Comparaison des bulbes : de gauche à droite, deux clarinettes françaises avec le bulbe complet et les deux anglaises avec des demis bulbes. |
·
Le montage des clés se font sur des blocs sculptés dans la
masse en buis y compris les guides des clés et non avec des
pièces métalliques rajoutées comme les autres clarinettes.
·
Pour éviter les cliquetis
et améliorer le bouchage des trous par le tampons, le bois est creusé en dessous des clés
transversales que ce soit pour les clés
carrées ou pour les clés rondes comme la Dawkins ou la Key.

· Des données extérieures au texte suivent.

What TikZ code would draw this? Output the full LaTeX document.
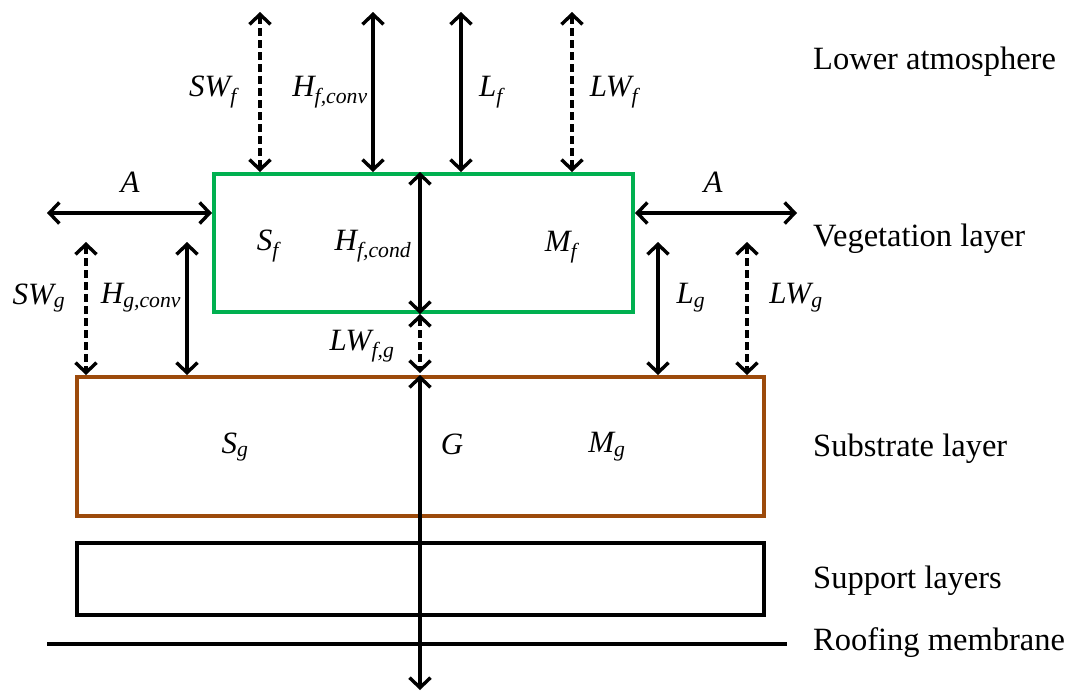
\documentclass[tikz,border=0pt]{standalone}
\usepackage{fontspec}
\setmainfont{Liberation Serif}
\usetikzlibrary{arrows.meta}
\definecolor{veggreen}{RGB}{0,176,80}
\definecolor{subbrown}{RGB}{156,74,11}
\newcommand\flx[2]{#1\textsubscript{#2}}
\begin{document}
\begin{tikzpicture}[x=1pt,y=-1pt,
  flux/.style={line width=3.4pt,{Straight Barb[length=10pt,width=21pt,line width=3.4pt]}-{Straight Barb[length=10pt,width=21pt,line width=3.4pt]}},
  dflux/.style={flux,dash pattern=on 8pt off 4pt},
  lab/.style={font=\fontsize{31}{33}\selectfont\itshape,inner sep=0pt},
  layer/.style={font=\fontsize{32.5}{36}\selectfont,anchor=base west,inner sep=0pt},
  box/.style={draw,line width=3.5pt,inner sep=0pt,anchor=north west}]
\useasboundingbox (0,0) rectangle (1071,694);
% layers
\node[box,draw=veggreen,line width=4pt,minimum width=419pt,minimum height=138pt] (veg) at (212,172) {};
\node[box,draw=subbrown,minimum width=687pt,minimum height=139pt] (sub) at (75,375) {};
\node[box,minimum width=687pt,minimum height=72pt] (sup) at (75,541) {};
\coordinate (m1) at (47,644);
\coordinate (m2) at (787,644);
\draw[line width=3.5pt] (m1) -- (m2);
% top fluxes
\coordinate (t1) at (260,12);
\coordinate (t2) at (373,12);
\coordinate (t3) at (461,12);
\coordinate (t4) at (572,12);
\draw[dflux] (t1) -- (t1 |- veg.north);
\draw[flux] (t2) -- (t2 |- veg.north);
\draw[flux] (t3) -- (t3 |- veg.north);
\draw[dflux] (t4) -- (t4 |- veg.north);
% advection
\coordinate (a1) at (47,213);
\coordinate (a2) at (797,213);
\draw[flux] (a1) -- (a1 -| veg.west);
\draw[flux] (a2 -| veg.east) -- (a2);
% ground fluxes
\coordinate (g1) at (86,242);
\coordinate (g2) at (187,242);
\coordinate (g3) at (658,242);
\coordinate (g4) at (747,242);
\draw[dflux] (g1) -- (g1 |- sub.north);
\draw[flux] (g2) -- (g2 |- sub.north);
\draw[flux] (g3) -- (g3 |- sub.north);
\draw[dflux] (g4) -- (g4 |- sub.north);
% central column
\coordinate (c0) at (420,0);
\draw[flux] (c0 |- veg.north) -- (c0 |- veg.south);
\coordinate (lw1) at (420,314);
\coordinate (lw2) at (420,373);
\draw[dflux] (lw1) -- (lw2);
\coordinate (gb) at (420,690);
\draw[flux] (c0 |- sub.north) -- (gb);
% labels
\node[lab] (lSWf) at (213,92) {\flx{SW}{f}};
\node[lab] (lHfc) at (330,92) {\flx{H}{f,conv}};
\node[lab] (lLf) at (491,92) {\flx{L}{f}};
\node[lab] (lLWf) at (614,92) {\flx{LW}{f}};
\node[lab] (lA1) at (130,182) {A};
\node[lab] (lA2) at (713,182) {A};
\node[lab] (lSf) at (268,246) {\flx{S}{f}};
\node[lab] (lHfd) at (373,246) {\flx{H}{f,cond}};
\node[lab] (lMf) at (561,247) {\flx{M}{f}};
\node[lab] (lSWg) at (39,298) {\flx{SW}{g}};
\node[lab] (lHgc) at (141,298) {\flx{H}{g,conv}};
\node[lab] (lLg) at (691,298) {\flx{L}{g}};
\node[lab] (lLWg) at (796,298) {\flx{LW}{g}};
\node[lab] (lLWfg) at (362,346) {\flx{LW}{f,g}};
\node[lab] (lSg) at (235,447) {\flx{S}{g}};
\node[lab] (lG) at (452,444) {G};
\node[lab] (lMg) at (607,447) {\flx{M}{g}};
% layer names
\node[layer] (n1) at (813,69) {Lower atmosphere};
\node[layer] (n2) at (813,246) {Vegetation layer};
\node[layer] (n3) at (813,456) {Substrate layer};
\node[layer] (n4) at (813,588) {Support layers};
\node[layer] (n5) at (813,650) {Roofing membrane};
\end{tikzpicture}
\end{document}
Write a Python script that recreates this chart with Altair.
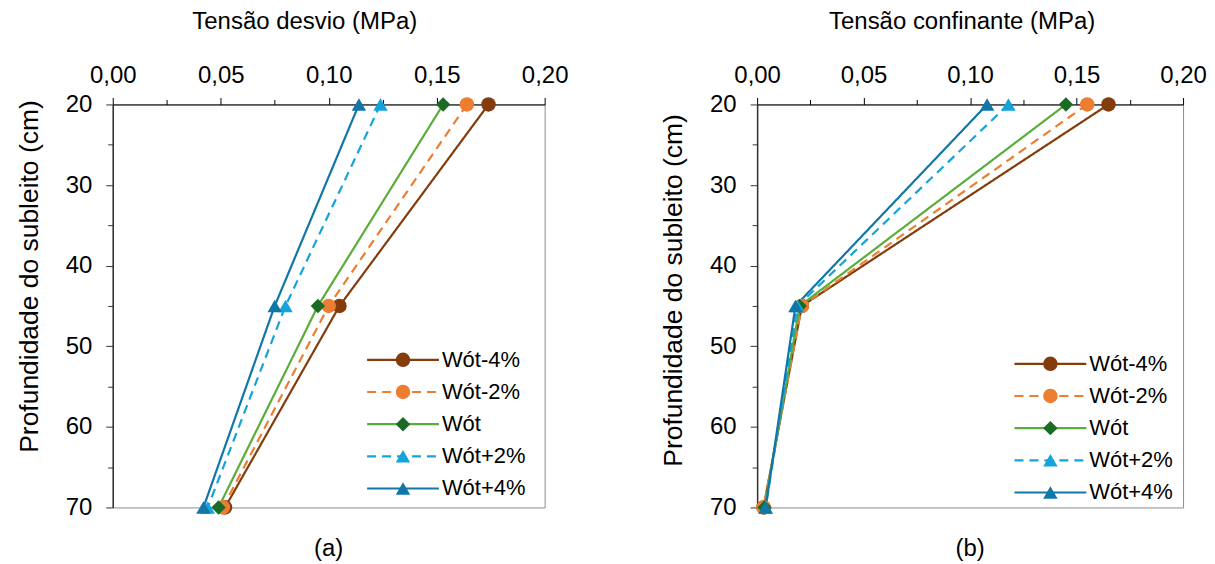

· Les trous fermés par les clés sont chemisés pour améliorer
l'adhérence des tampons. C’est une innovation anglaise de James Wood qui sera repris par
tous. (chemiser l’ «âme» c’est à dire le trou de douzième pour éviter le bouchage par la
condensation et la salive (chemisage en ivoire, en laiton, en maillechort…). En
France seuls les facteurs lyonnais faisaient de même (Simiot, Sautermeister,
Tabard).
·
Les clés
sont en laiton : Les clés sont plates parfois carrées mais souvent rondes, de forme
classique, en laiton. Les ressorts sont en laiton et rivetés sur les clés. Celles
ci sont articulées par des axes en laiton à travers des blocs en bois tournés
dans la masse pour fixer les clés. Rien
d’original. Par contre la grande clé main gauche de fa# grave est en zig
zag, formant un angle caractéristique et n'est pas droite comme ses semblables
provenant d'autres pays et ceci est aussi une spécificité anglaise. (Mais avec
la Key à 12 clés plus tardive, cette spécificité disparaît .)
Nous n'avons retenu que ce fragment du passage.